┌────────
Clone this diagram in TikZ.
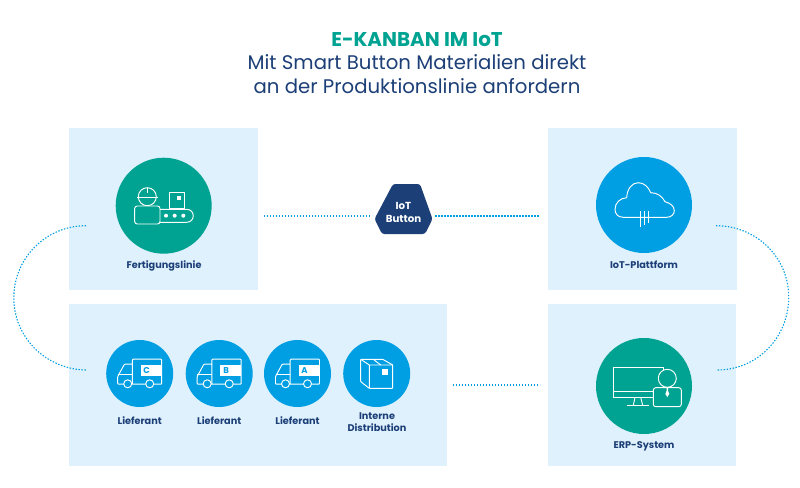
\documentclass[tikz,border=0pt]{standalone}
\usepackage{fontspec}
\setmainfont{Poppins}
\usetikzlibrary{calc}
\definecolor{panelblue}{HTML}{DFF1FD}
\definecolor{tealgreen}{HTML}{00A391}
\definecolor{skyblue}{HTML}{009FE3}
\definecolor{navy}{HTML}{1C3F77}
\tikzset{
  panel/.style={fill=panelblue,draw=none},
  disc/.style={circle,inner sep=0pt,minimum size=#1,draw=none},
  caption/.style={text=navy,font=\fontsize{9.7}{12}\selectfont\bfseries,align=center,inner sep=0pt},
  link/.style={draw=skyblue,line width=1.1pt,dash pattern=on 1.4pt off 1.6pt},
  icon/.style={draw=white,line width=0.95pt,line join=round},
  truck/.pic={
    \draw[icon,rounded corners=0.8pt] (-7.3,-9.3) -- (-15.3,-9.3) -- (-22,3) -- (-22,10.7) -- (22,10.7) -- (22,-14.3) -- (-7.3,-14.3) -- (-7.3,10.7);
    \draw[icon] (-22,1.3) -- (-7.3,1.3);
    \fill[white] (1,-9) rectangle (22,2);
    \node[text=skyblue,font=\fontsize{8.5}{9}\selectfont\bfseries,inner sep=0pt] (-letter) at (7,-3.2) {\tikzpictext};
    \filldraw[icon,fill=skyblue] (-12,10.3) circle[radius=4pt];
    \filldraw[icon,fill=skyblue] (10,10.3) circle[radius=4pt];
  }
}
\begin{document}
\begin{tikzpicture}[x=1pt,y=-1pt]
\useasboundingbox[fill=white] (0,0) rectangle (800,487);

% heading
\node[text=tealgreen,font=\fontsize{19.9}{22}\selectfont\bfseries,inner sep=0pt] (head) at (417,39.5) {E-KANBAN IM IoT};
\node[text=navy,font=\fontsize{19.7}{24}\selectfont,align=center,inner sep=0pt] (sub) at (417,74.5) {Mit Smart Button Materialien direkt\\an der Produktionslinie anfordern};

% background panels
\path[panel] (69,128) rectangle (258,290);
\path[panel] (548,128) rectangle (737,290);
\path[panel] (69,304) rectangle (447,466);
\path[panel] (548,304) rectangle (736,466);

% connector end points
\coordinate (lineL) at (264,216);
\coordinate (lineR) at (540,216);
\coordinate (distE) at (453,385);
\coordinate (erpW) at (540,385);
\coordinate (leftTop) at (86,225.7);
\coordinate (leftBot) at (87,370);
\coordinate (rightTop) at (716,225.7);
\coordinate (rightBot) at (717,370);

% IoT button
\node[inner sep=0pt,minimum size=0pt] (btnW) at (370,216) {};
\node[inner sep=0pt,minimum size=0pt] (btnE) at (435,216) {};
\fill[navy,rounded corners=2.5pt] (393,184) -- (420,184) -- (432.5,219) -- (425,234) -- (382,234) -- (374.5,219) -- cycle;
\node[text=white,font=\fontsize{10.2}{12.5}\selectfont\bfseries,align=center,inner sep=0pt] (button) at (403.5,212.5) {IoT\\Button};

% connectors
\draw[link] (lineL) -- (btnW);
\draw[link] (btnE) -- (lineR);
\draw[link] (distE) -- (erpW);
\draw[link] (leftTop) .. controls (46,225.7) and (13.8,258) .. (13.8,298) .. controls (13.8,338) and (47,370) .. (leftBot);
\draw[link] (rightTop) .. controls (756,225.7) and (788.7,257) .. (788.7,297) .. controls (788.7,338) and (757,370) .. (rightBot);

% main discs
\node[disc=96pt,fill=tealgreen] (line) at (163.7,205.7) {};
\node[disc=96pt,fill=skyblue] (cloud) at (644,205) {};
\node[disc=96pt,fill=tealgreen] (erp) at (644,386) {};
\node[disc=67pt,fill=skyblue] (supC) at (139.7,373.5) {};
\node[disc=67pt,fill=skyblue] (supB) at (219.2,373.5) {};
\node[disc=67pt,fill=skyblue] (supA) at (297.5,373.5) {};
\node[disc=67pt,fill=skyblue] (dist) at (376.7,373.5) {};

% captions
\node[caption] (capLine) at (164,265.5) {Fertigungslinie};
\node[caption] (capCloud) at (644,264.5) {IoT-Plattform};
\node[caption] (capErp) at (644,446.5) {ERP-System};
\node[caption] (capC) at (139.7,420.5) {Lieferant};
\node[caption] (capB) at (219.2,420.5) {Lieferant};
\node[caption] (capA) at (297.5,420.5) {Lieferant};
\node[caption] (capD) at (377,422.5) {Interne\\Distribution};

% worker at the conveyor
\draw[icon] (147.3,196.7) circle[radius=9pt];
\draw[icon] (137,197.3) -- (158,197.3);
\draw[icon] (147.3,188) -- (147.3,193);
\filldraw[icon,fill=tealgreen,rounded corners=2.5pt] (134.7,206) rectangle (160,224);
\draw[icon] (160,209.3) -- (186.5,209.3) .. controls (195.5,209.3) and (195.5,222.3) .. (186.5,222.3) -- (160,222.3);
\foreach \dotx in {166,174.7,183.3} \fill[white] (\dotx,215.7) circle[radius=2pt];
\draw[icon] (169.3,192.7) rectangle (184.7,208.8);
\fill[white] (176.7,195.7) rectangle (181,200);

% cloud with signal lines
\draw[icon] (623.3,217.3) .. controls (617,217.3) and (615,213) .. (615,209.3)
  .. controls (615,203) and (620,198) .. (626.7,197.7)
  .. controls (627,189) and (632,182.7) .. (638.3,182.7)
  .. controls (644,182.7) and (648.5,187) .. (650.7,192.7)
  .. controls (657,192.7) and (662,196) .. (665,201.7)
  .. controls (670,203) and (674.3,206) .. (674.3,210.7)
  .. controls (674.3,214.5) and (671,217.3) .. (666.7,217.3) -- cycle;
\draw[icon] (640,211) -- (640,227);
\draw[icon] (644.3,211) -- (644.3,225);
\draw[icon] (648.7,211) -- (648.7,223);

% delivery trucks
\pic[pic text=C] at (139.7,373.5) {truck};
\pic[pic text=B] at (219.2,373.5) {truck};
\pic[pic text=A] at (297.5,373.5) {truck};

% parcel
\draw[icon,rounded corners=0.6pt] (369.3,365) rectangle (392.7,388.3);
\draw[icon,rounded corners=0.6pt] (369.3,365) -- (360.7,359.3) -- (382.7,359.3) -- (392.7,365);
\draw[icon,rounded corners=0.6pt] (360.7,359.3) -- (360.7,381.7) -- (369.3,388.3);
\draw[icon] (373.3,359.3) -- (380.7,365);
\fill[white] (382,369) rectangle (388,374.7);

% monitor and operator
\draw[icon] (613.3,367.3) rectangle (663.3,397.3);
\draw[icon] (613.3,391) -- (663.3,391);
\draw[icon] (635,397.3) -- (633.3,405.3);
\draw[icon] (640.7,397.3) -- (642.7,405.3);
\draw[icon] (627.3,405.3) -- (649.3,405.3);
\filldraw[icon,fill=tealgreen] (667.3,378.3) circle[radius=9pt];
\filldraw[icon,fill=tealgreen,rounded corners=2.5pt] (653.3,387.7) rectangle (681.3,406.7);
\fill[white] (666.5,388) -- (668.1,388) -- (668.1,391) -- (669.3,394) -- (667.3,397) -- (665.3,394) -- (666.5,391) -- cycle;
\end{tikzpicture}
\end{document}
└────────
Retype each line of the listing above word for word. Exclude the pictures.

Clone this diagram in TikZ.
\documentclass[tikz,border=0pt]{standalone}
\usepackage{fontspec}
\setmainfont{Poppins}
\usetikzlibrary{calc}
\definecolor{panelblue}{HTML}{DFF1FD}
\definecolor{tealgreen}{HTML}{00A391}
\definecolor{skyblue}{HTML}{009FE3}
\definecolor{navy}{HTML}{1C3F77}
\tikzset{
  panel/.style={fill=panelblue,draw=none},
  disc/.style={circle,inner sep=0pt,minimum size=#1,draw=none},
  caption/.style={text=navy,font=\fontsize{9.7}{12}\selectfont\bfseries,align=center,inner sep=0pt},
  link/.style={draw=skyblue,line width=1.1pt,dash pattern=on 1.4pt off 1.6pt},
  icon/.style={draw=white,line width=0.95pt,line join=round},
  truck/.pic={
    \draw[icon,rounded corners=0.8pt] (-7.3,-9.3) -- (-15.3,-9.3) -- (-22,3) -- (-22,10.7) -- (22,10.7) -- (22,-14.3) -- (-7.3,-14.3) -- (-7.3,10.7);
    \draw[icon] (-22,1.3) -- (-7.3,1.3);
    \fill[white] (1,-9) rectangle (22,2);
    \node[text=skyblue,font=\fontsize{8.5}{9}\selectfont\bfseries,inner sep=0pt] (-letter) at (7,-3.2) {\tikzpictext};
    \filldraw[icon,fill=skyblue] (-12,10.3) circle[radius=4pt];
    \filldraw[icon,fill=skyblue] (10,10.3) circle[radius=4pt];
  }
}
\begin{document}
\begin{tikzpicture}[x=1pt,y=-1pt]
\useasboundingbox[fill=white] (0,0) rectangle (800,487);

% heading
\node[text=tealgreen,font=\fontsize{19.9}{22}\selectfont\bfseries,inner sep=0pt] (head) at (417,39.5) {E-KANBAN IM IoT};
\node[text=navy,font=\fontsize{19.7}{24}\selectfont,align=center,inner sep=0pt] (sub) at (417,74.5) {Mit Smart Button Materialien direkt\\an der Produktionslinie anfordern};

% background panels
\path[panel] (69,128) rectangle (258,290);
\path[panel] (548,128) rectangle (737,290);
\path[panel] (69,304) rectangle (447,466);
\path[panel] (548,304) rectangle (736,466);

% connector end points
\coordinate (lineL) at (264,216);
\coordinate (lineR) at (540,216);
\coordinate (distE) at (453,385);
\coordinate (erpW) at (540,385);
\coordinate (leftTop) at (86,225.7);
\coordinate (leftBot) at (87,370);
\coordinate (rightTop) at (716,225.7);
\coordinate (rightBot) at (717,370);

% IoT button
\node[inner sep=0pt,minimum size=0pt] (btnW) at (370,216) {};
\node[inner sep=0pt,minimum size=0pt] (btnE) at (435,216) {};
\fill[navy,rounded corners=2.5pt] (393,184) -- (420,184) -- (432.5,219) -- (425,234) -- (382,234) -- (374.5,219) -- cycle;
\node[text=white,font=\fontsize{10.2}{12.5}\selectfont\bfseries,align=center,inner sep=0pt] (button) at (403.5,212.5) {IoT\\Button};

% connectors
\draw[link] (lineL) -- (btnW);
\draw[link] (btnE) -- (lineR);
\draw[link] (distE) -- (erpW);
\draw[link] (leftTop) .. controls (46,225.7) and (13.8,258) .. (13.8,298) .. controls (13.8,338) and (47,370) .. (leftBot);
\draw[link] (rightTop) .. controls (756,225.7) and (788.7,257) .. (788.7,297) .. controls (788.7,338) and (757,370) .. (rightBot);

% main discs
\node[disc=96pt,fill=tealgreen] (line) at (163.7,205.7) {};
\node[disc=96pt,fill=skyblue] (cloud) at (644,205) {};
\node[disc=96pt,fill=tealgreen] (erp) at (644,386) {};
\node[disc=67pt,fill=skyblue] (supC) at (139.7,373.5) {};
\node[disc=67pt,fill=skyblue] (supB) at (219.2,373.5) {};
\node[disc=67pt,fill=skyblue] (supA) at (297.5,373.5) {};
\node[disc=67pt,fill=skyblue] (dist) at (376.7,373.5) {};

% captions
\node[caption] (capLine) at (164,265.5) {Fertigungslinie};
\node[caption] (capCloud) at (644,264.5) {IoT-Plattform};
\node[caption] (capErp) at (644,446.5) {ERP-System};
\node[caption] (capC) at (139.7,420.5) {Lieferant};
\node[caption] (capB) at (219.2,420.5) {Lieferant};
\node[caption] (capA) at (297.5,420.5) {Lieferant};
\node[caption] (capD) at (377,422.5) {Interne\\Distribution};

% worker at the conveyor
\draw[icon] (147.3,196.7) circle[radius=9pt];
\draw[icon] (137,197.3) -- (158,197.3);
\draw[icon] (147.3,188) -- (147.3,193);
\filldraw[icon,fill=tealgreen,rounded corners=2.5pt] (134.7,206) rectangle (160,224);
\draw[icon] (160,209.3) -- (186.5,209.3) .. controls (195.5,209.3) and (195.5,222.3) .. (186.5,222.3) -- (160,222.3);
\foreach \dotx in {166,174.7,183.3} \fill[white] (\dotx,215.7) circle[radius=2pt];
\draw[icon] (169.3,192.7) rectangle (184.7,208.8);
\fill[white] (176.7,195.7) rectangle (181,200);

% cloud with signal lines
\draw[icon] (623.3,217.3) .. controls (617,217.3) and (615,213) .. (615,209.3)
  .. controls (615,203) and (620,198) .. (626.7,197.7)
  .. controls (627,189) and (632,182.7) .. (638.3,182.7)
  .. controls (644,182.7) and (648.5,187) .. (650.7,192.7)
  .. controls (657,192.7) and (662,196) .. (665,201.7)
  .. controls (670,203) and (674.3,206) .. (674.3,210.7)
  .. controls (674.3,214.5) and (671,217.3) .. (666.7,217.3) -- cycle;
\draw[icon] (640,211) -- (640,227);
\draw[icon] (644.3,211) -- (644.3,225);
\draw[icon] (648.7,211) -- (648.7,223);

% delivery trucks
\pic[pic text=C] at (139.7,373.5) {truck};
\pic[pic text=B] at (219.2,373.5) {truck};
\pic[pic text=A] at (297.5,373.5) {truck};

% parcel
\draw[icon,rounded corners=0.6pt] (369.3,365) rectangle (392.7,388.3);
\draw[icon,rounded corners=0.6pt] (369.3,365) -- (360.7,359.3) -- (382.7,359.3) -- (392.7,365);
\draw[icon,rounded corners=0.6pt] (360.7,359.3) -- (360.7,381.7) -- (369.3,388.3);
\draw[icon] (373.3,359.3) -- (380.7,365);
\fill[white] (382,369) rectangle (388,374.7);

% monitor and operator
\draw[icon] (613.3,367.3) rectangle (663.3,397.3);
\draw[icon] (613.3,391) -- (663.3,391);
\draw[icon] (635,397.3) -- (633.3,405.3);
\draw[icon] (640.7,397.3) -- (642.7,405.3);
\draw[icon] (627.3,405.3) -- (649.3,405.3);
\filldraw[icon,fill=tealgreen] (667.3,378.3) circle[radius=9pt];
\filldraw[icon,fill=tealgreen,rounded corners=2.5pt] (653.3,387.7) rectangle (681.3,406.7);
\fill[white] (666.5,388) -- (668.1,388) -- (668.1,391) -- (669.3,394) -- (667.3,397) -- (665.3,394) -- (666.5,391) -- cycle;
\end{tikzpicture}
\end{document}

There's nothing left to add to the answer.